>> BEGIN

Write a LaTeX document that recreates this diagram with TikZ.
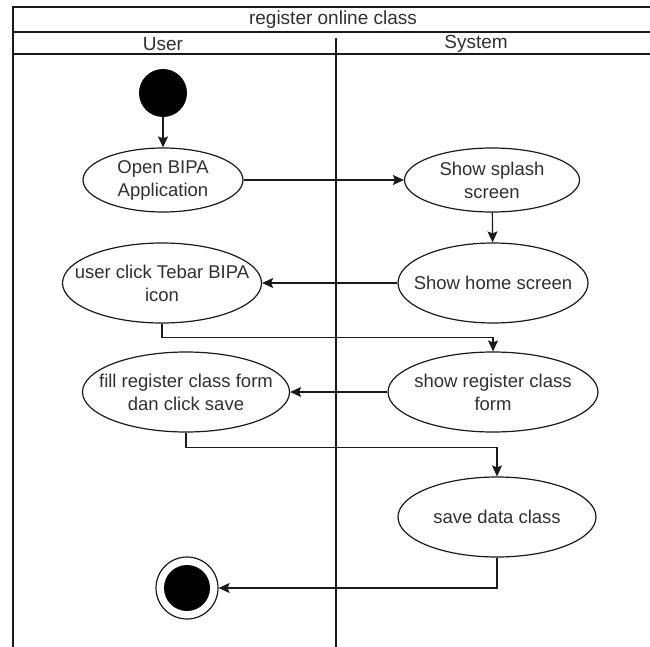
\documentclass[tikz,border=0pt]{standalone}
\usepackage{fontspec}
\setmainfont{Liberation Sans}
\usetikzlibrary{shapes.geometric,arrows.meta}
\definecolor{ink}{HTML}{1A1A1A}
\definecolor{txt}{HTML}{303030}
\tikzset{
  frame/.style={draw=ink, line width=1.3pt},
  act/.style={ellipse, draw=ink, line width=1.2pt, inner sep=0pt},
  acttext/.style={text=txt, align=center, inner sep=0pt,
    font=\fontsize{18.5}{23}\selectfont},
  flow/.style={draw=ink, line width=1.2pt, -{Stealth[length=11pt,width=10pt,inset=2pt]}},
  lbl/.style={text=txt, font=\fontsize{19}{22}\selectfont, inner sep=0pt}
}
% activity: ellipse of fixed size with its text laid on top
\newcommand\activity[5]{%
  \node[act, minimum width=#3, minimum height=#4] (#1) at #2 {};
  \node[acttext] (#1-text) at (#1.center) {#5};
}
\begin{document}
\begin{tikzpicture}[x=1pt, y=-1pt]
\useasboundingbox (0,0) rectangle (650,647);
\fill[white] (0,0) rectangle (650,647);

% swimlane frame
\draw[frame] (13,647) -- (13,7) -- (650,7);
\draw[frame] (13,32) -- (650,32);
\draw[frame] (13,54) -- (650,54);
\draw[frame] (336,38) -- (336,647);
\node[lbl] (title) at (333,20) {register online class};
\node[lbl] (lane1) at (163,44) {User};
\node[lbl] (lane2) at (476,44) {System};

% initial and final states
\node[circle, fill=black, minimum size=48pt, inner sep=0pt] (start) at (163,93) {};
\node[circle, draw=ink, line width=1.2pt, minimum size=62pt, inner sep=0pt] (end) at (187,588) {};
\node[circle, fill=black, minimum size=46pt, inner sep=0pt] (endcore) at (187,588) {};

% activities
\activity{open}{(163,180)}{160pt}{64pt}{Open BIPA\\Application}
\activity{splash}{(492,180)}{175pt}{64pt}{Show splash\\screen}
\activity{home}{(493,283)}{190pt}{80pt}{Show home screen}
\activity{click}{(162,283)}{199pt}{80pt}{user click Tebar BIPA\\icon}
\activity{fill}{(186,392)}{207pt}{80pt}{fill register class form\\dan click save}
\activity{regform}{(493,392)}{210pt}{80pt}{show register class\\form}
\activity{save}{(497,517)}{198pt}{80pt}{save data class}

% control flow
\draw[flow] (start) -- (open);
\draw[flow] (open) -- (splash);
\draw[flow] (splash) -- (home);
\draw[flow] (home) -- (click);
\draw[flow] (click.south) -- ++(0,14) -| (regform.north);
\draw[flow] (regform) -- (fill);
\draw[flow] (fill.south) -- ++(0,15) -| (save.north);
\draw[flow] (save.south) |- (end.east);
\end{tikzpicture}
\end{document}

>> END

Copy every line in the listing above where the string "with" turns up.

- _COMPLETE ANSWER_:
Write a LaTeX document that recreates this diagram with TikZ.
% activity: ellipse of fixed size with its text laid on top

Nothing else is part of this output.